Light Wave


Aramco Posts $30 Billion Dividend - Most of It to Fund Saudi Industrial Diversification

By Belal Awad · August 8, 2023

In brief…

  • Saudi Aramco increased its dividend to $30B despite a 2Q profit plunge.
  • The Saudi government, which owns 90% of Aramco, will be the largest beneficiary of the dividend.
  • The kingdom will use the funds to back its ambitions industrial-diversification plan.
  • Saudi Arabia sits on the world's largest oil reserves.
  • Saudi Arabia seeks to maintain oil prices at $80-$85 a barrel in order to fund its diversification plan.
Saudi Aramco's Khurais Oil Plant, 90 miles southeast of the capital, Riyadh.  Aramco

Oil giant Saudi Aramco announced a massive $30 billion dividend despite a near-40% drop in the company’s second-quarter profits, due to lower crude oil prices and thinner refining margins.

The Saudi government, which owns roughly 90% of Aramco, stands to benefit significantly from the giant dividend. Middle East expert Sameer Hashmi told BBC the additional income will be used to fund the kingdom’s ambitious industrial-diversification program.

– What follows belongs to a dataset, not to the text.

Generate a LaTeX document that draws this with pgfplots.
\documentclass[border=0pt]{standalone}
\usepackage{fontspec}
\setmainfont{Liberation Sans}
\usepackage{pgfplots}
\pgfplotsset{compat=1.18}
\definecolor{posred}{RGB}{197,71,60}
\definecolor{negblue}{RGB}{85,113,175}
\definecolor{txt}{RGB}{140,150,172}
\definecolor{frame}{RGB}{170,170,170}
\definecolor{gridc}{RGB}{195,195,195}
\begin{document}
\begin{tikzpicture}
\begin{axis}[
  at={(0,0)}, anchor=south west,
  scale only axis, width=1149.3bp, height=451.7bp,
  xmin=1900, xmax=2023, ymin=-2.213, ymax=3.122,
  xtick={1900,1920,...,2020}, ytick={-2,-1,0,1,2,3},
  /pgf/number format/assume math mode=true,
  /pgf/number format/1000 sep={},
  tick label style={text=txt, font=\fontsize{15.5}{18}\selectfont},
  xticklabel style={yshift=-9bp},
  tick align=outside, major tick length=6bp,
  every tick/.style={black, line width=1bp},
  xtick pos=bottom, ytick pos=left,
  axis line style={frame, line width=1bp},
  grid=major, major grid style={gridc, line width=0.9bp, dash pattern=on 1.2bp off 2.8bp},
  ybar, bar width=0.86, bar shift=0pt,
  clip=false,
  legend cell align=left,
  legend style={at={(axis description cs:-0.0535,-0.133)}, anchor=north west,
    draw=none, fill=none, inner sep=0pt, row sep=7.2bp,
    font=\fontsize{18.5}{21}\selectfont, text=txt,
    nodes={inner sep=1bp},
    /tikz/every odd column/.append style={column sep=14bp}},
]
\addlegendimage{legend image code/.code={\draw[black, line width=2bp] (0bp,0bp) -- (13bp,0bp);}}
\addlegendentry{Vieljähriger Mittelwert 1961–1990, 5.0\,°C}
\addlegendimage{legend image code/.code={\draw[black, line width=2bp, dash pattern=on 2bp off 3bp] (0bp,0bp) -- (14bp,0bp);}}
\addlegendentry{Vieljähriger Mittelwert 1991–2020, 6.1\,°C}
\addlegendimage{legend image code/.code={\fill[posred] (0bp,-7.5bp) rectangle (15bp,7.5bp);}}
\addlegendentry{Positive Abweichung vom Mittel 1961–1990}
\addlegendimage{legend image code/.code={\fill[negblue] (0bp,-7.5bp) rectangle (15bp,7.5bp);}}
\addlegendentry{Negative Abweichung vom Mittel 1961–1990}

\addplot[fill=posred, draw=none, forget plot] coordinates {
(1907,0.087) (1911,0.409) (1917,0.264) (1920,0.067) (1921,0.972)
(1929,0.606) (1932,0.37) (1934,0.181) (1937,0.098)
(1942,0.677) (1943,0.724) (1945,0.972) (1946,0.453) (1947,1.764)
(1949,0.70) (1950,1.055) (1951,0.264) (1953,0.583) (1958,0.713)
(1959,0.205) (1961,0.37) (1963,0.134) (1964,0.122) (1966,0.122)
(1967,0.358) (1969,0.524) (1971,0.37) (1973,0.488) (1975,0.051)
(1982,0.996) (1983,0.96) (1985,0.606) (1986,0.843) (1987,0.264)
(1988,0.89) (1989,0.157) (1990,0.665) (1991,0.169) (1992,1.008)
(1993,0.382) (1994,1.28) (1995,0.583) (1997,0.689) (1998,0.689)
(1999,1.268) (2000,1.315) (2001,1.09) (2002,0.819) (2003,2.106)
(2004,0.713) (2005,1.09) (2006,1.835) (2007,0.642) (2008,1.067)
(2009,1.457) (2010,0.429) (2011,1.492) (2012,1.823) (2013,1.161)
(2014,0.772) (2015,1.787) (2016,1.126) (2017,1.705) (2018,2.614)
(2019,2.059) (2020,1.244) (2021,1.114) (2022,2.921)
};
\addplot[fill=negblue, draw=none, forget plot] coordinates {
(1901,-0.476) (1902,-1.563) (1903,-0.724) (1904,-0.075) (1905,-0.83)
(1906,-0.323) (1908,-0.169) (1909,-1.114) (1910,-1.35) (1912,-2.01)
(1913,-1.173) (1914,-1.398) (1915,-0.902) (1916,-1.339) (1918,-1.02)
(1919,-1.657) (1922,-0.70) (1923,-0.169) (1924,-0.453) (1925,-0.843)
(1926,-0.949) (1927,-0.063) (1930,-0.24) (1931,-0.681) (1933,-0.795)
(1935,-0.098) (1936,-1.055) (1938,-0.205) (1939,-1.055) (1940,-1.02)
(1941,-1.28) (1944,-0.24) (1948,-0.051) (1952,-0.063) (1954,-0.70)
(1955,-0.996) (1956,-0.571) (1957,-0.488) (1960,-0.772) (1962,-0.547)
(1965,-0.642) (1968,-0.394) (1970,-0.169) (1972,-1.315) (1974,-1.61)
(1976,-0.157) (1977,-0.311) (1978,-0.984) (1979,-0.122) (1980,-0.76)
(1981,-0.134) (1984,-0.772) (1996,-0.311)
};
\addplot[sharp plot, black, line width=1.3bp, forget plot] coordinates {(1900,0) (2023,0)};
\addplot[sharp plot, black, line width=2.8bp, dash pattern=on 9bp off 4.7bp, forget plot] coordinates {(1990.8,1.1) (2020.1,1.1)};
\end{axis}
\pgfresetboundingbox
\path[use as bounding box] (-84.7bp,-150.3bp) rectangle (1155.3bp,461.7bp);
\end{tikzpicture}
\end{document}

Saudi Aramco is one of the world’s largest publicly listed companies - and its largest oil exporter. Its $2 trillion market cap is exceeded only by Apple and Microsoft. Saudi Arabia sits on an estimated 16% to 17% of the world’s known oil reserves.

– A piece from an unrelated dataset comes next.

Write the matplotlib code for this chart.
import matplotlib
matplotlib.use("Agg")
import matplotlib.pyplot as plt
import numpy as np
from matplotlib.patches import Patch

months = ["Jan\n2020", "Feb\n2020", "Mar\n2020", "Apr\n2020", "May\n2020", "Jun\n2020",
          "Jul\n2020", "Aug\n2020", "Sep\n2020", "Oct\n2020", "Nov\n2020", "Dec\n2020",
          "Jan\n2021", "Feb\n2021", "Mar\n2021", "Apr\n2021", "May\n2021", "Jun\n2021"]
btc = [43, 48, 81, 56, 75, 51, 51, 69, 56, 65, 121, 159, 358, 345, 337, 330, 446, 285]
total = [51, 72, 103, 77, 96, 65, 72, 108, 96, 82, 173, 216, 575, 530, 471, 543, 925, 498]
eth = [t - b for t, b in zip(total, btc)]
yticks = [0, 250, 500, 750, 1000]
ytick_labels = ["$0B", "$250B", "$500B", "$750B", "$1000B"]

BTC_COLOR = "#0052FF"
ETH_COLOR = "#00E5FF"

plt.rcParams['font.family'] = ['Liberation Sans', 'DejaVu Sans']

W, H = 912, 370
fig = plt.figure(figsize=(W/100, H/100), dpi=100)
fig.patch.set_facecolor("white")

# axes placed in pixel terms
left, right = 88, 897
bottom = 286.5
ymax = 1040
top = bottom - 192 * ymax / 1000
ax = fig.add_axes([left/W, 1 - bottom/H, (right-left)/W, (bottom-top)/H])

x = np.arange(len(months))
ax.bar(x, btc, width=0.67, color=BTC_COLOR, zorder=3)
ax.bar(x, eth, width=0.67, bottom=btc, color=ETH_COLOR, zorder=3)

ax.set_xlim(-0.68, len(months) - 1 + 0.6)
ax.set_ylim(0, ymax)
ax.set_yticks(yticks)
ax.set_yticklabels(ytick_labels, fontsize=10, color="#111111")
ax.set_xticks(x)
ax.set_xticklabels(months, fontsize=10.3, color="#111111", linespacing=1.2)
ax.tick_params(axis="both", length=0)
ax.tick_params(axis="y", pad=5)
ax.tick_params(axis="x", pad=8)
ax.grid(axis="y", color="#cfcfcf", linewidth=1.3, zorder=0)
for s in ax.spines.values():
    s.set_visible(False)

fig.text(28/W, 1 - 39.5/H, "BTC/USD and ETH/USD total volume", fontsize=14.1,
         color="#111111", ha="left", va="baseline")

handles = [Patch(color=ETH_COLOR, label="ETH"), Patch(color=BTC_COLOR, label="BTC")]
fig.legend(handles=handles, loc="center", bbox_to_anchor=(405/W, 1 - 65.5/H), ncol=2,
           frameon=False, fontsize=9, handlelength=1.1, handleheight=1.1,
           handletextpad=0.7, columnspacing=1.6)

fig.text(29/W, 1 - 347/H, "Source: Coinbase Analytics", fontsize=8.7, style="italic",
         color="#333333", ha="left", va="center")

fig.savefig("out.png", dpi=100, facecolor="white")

Hashmi said, “The Saudi government relies heavily on Aramco generating revenues for it, and that will help them in their oil-diversification program. They’re building these mega infrastructure projects, new tourist destinations. All this has been done keeping in mind that oil demand will decline in the decades to come. They’ll have to come up with new revenue streams.”

Saudi oil profits are also being reinvested into green energy projects worldwide as part of its diversification drive.

Saudi Arabia, a leading member of the OPEC+ cartel, has been reducing oil supply since late last year, in an attempt to prop up prices. The kingdom says it needs $80 to $85-a-barrel oil to fund its wide-ranging diversification plan, part of Crown Prince Mohammed Bin Salman’s so-called “Vision 2030” initiative. Better known as MBS, the crown Prince has vowed to implement structural changes through a series of social, political and economic reforms aimed at modernizing the conservative desert nation. Many experts believe this, in part, is the kingdom’s response to years of international scorn stemming from Bin Salman’s notoriously repressive rule.

Regardless of the motivations, the unexpected decline in Aramco’s second-quarter profits poses a potential challenge to MBS’s plans, according to Hashmi.

“Many oil companies and oil exporters had expected that demand would really zoom in China once they open the country post-COVID. But that hasn’t really happened. The recovery hasn’t been that swift, which is why there are concerns that oil demand could decline in the second half of the year,” he said.